Le Maroc a aujourd’hui une capacité de mobilisation de l’eau qui va dépasser les 24 milliards m3 à l’horizon 2030 grâce aux barrages érigés. En ce moment, nous avons 10 stations de dessalement de l’eau de mer, 13 d’ici 2030, pour produire de l’eau potable autrement. Nous allons compter plus de 300 petits barrages et barrages collinaires pour le monde rural.
L’accès à l’eau potable en milieu urbain est assuré à 100 % au Maroc. En milieu rural, c’est 98 %. Pour l’assainissement, nous sommes à 100 % dans les villes et 10 % dans les villages. Dans ce domaine, nous poursuivons les efforts pour atteindre, le plus tôt possible, cet Objectif de Développement Durable.
Nous avons élaboré un plan avec notamment la création de sociétés régionales multiservices (eau et assainissement) pour avoir les mêmes conditions de vie en milieu urbain et rural. Dans l’optique d’une gestion responsable, les eaux usées sont réutilisées. Les espaces verts de plusieurs villes du Maroc sont arrosés avec de l’eau traitée et non potable. Idem pour les parcours de golf à Marrakech, Rabat et Casablanca.
Nous travaillons sur la préservation des ressources souterraines. Avec la sécheresse des années 80 et le développement fulgurent de l’agriculture dans notre pays, les nappes ont été surexploitées. Pour mieux gérer ces ressources en eau, des contrats de nappes sont en cours de rédaction et des barrages collinaires ont été construites pour les réalimenter.
Le Maroc dispose d’un plan de transformation pour passer de l’irrigation au goutte à goutte dans l’agriculture. Jusque-là, 700.000 hectares de terres sont cultivés avec cette technique. En fin 2026, nous serons à un million d’hectares sur les deux millions irrigués au Maroc. À terme, le Royaume va économiser plus d’un milliard de mètres cube d’eau.
Il y a véritablement eu de l’anticipation et de la planification sur la question de l’eau et une volonté forte pour faire du liquide précieux la priorité des priorités. Au regard des conditions climatiques du Maroc, ça aurait pu être pire.

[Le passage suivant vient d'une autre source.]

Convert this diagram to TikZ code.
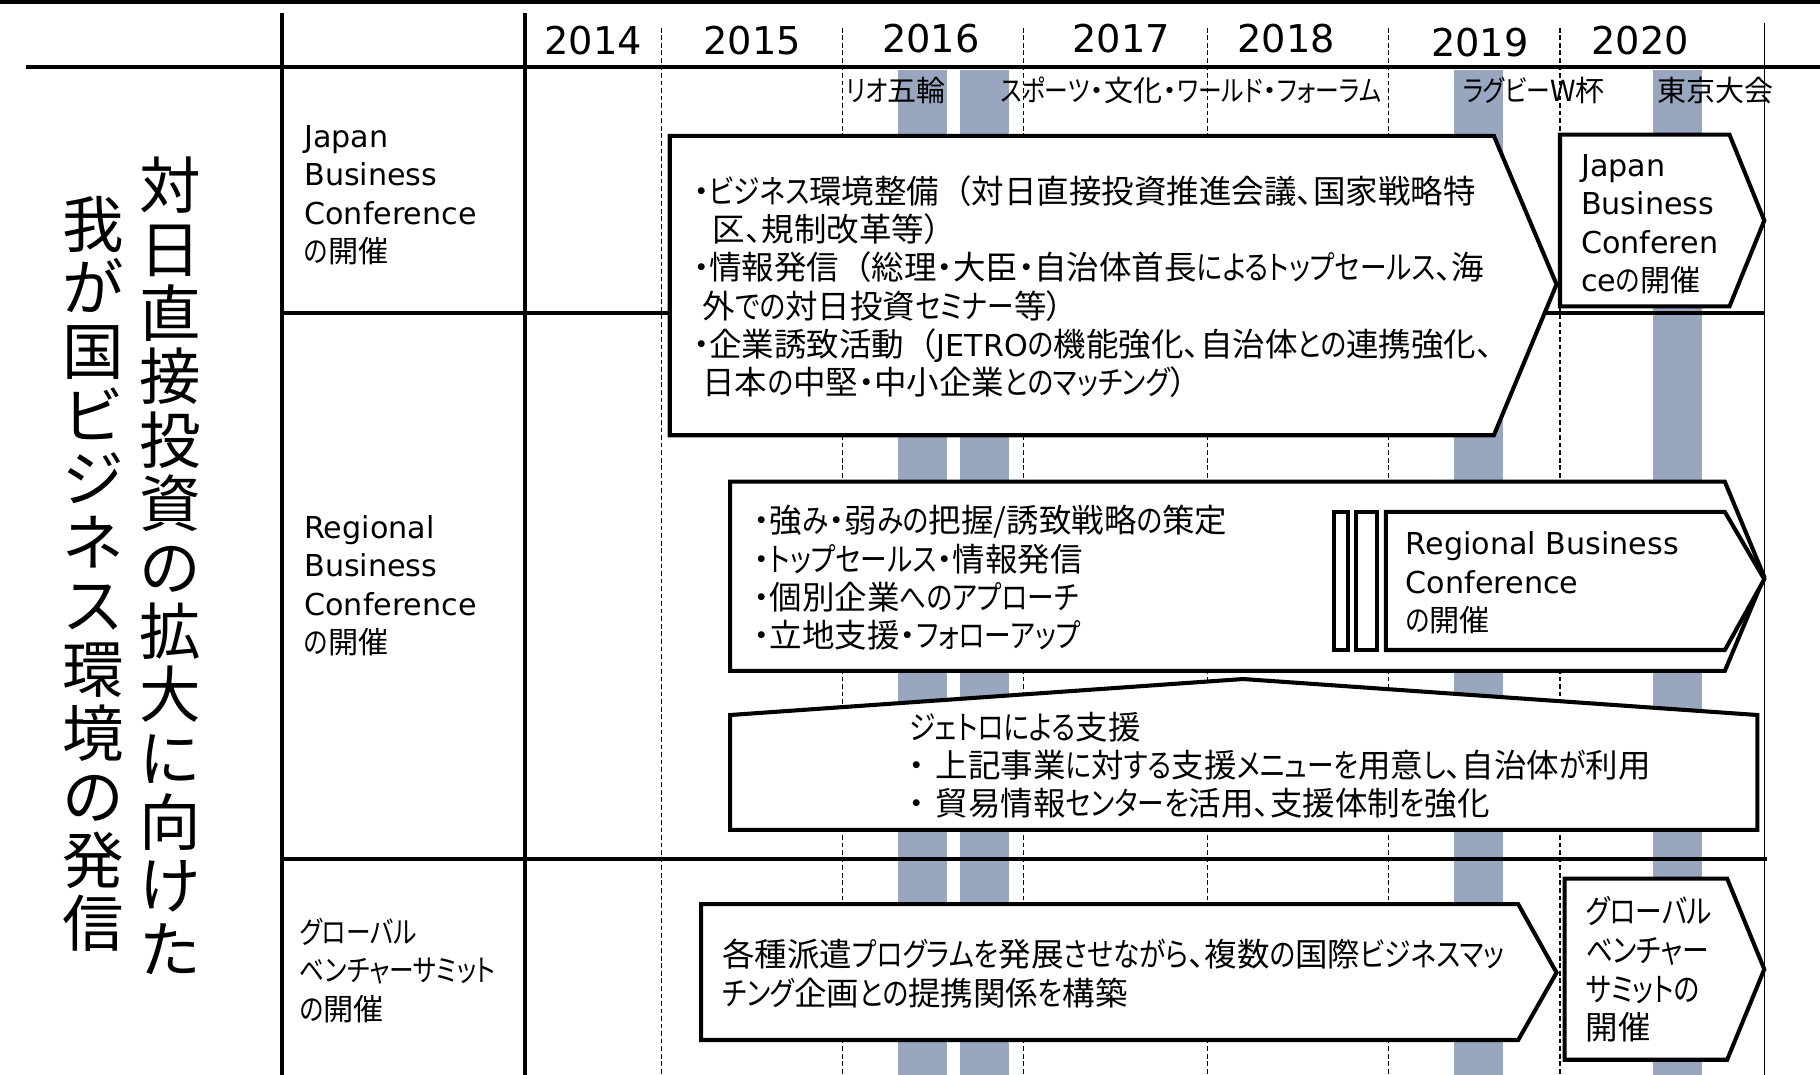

Dans certaines zones du pays, on est passé du stress hydrique (600 m3 par personne et par an) à la pénurie hydrique (300 m3 par personne et par an). Nous rencontrons de sérieux problèmes, mais nous avons des solutions appropriées. Parmi celles-ci, il y a la mise en réseau des différents bassins pour transférer l’eau des bassins les plus riches vers les plus pauvres.
Le Maroc semble avoir un réel savoir-faire à partager. Quelles sont les perspectives dans ce sens avec les pays africains ?
Nous avons eu plusieurs rendez-vous bilatéraux dans le cadre de ce Forum mondial de l’eau. Ils vont certainement déboucher sur la conclusion d’accords de coopération dans le domaine de l’eau.
Pour certains pays, nous avons déjà des partenariats. Il faut juste les consolider. Ces ententes visent essentiellement le partage de réussites, le renforcement des capacités à travers la formation et l’assistance technique.
La gouvernance constitue un axe majeur en vue d’une gestion intégrée de l’eau. Le Maroc est très actif dans le domaine de l’hydrodiplomatie par le biais notamment du Grand Prix Mondial Hassan II de l’eau qui valorise l’innovation et l’excellence en la matière.
En marge de la COP 22, ayant eu lieu en 2016 à Marrakech, le Souverain a organisé le Sommet africain de l’action lors duquel les chefs d’État du continent ont réfléchi ensemble sur les changements climatiques.
À cette occasion, deux commissions ont été créées. Une pour la région du bassin du Congo dirigée par le président Denis Sassou-Nguesso et une autre pour la région du Sahel. Trente pays au total travaillent en synergie pour une meilleure gestion de l’eau, des ressources naturelles et des forêts. Et le Maroc apporte son savoir-faire et son appui.
Il y a l’initiative triple A (Adaptation de l’Agriculture en Afrique) pensée pour une exploitation intelligente des sols, la valorisation de l’eau dans l’agriculture, l’amélioration des revenus des paysans avec une usine d’engrais produit au Maroc et dédié au continent sur instructions royales. Nous vendons à nos frères africains l’engrais au coût de production.
Les choses bougent en Afrique. Cependant, on doit faire plus. C’est pourquoi, nous accordons beaucoup d’importance à la coopération interafricaine. Par ailleurs, le continent a besoin de l’accompagnement du Fonds vert climat, des bailleurs de fonds multilatéraux, etc.
La Banque islamique de développement (Bid) a décidé d’augmenter significativement les ressources réservées à la problématique de l’eau. La Banque africaine de développement (Bad) s’inscrit dans cette dynamique. L’Union Africaine (UA) et l’Union Européenne (UE) agissent aussi dans cette direction. La mobilisation de toutes ces énergies nous permettra de faire face aux effets du changement climatique.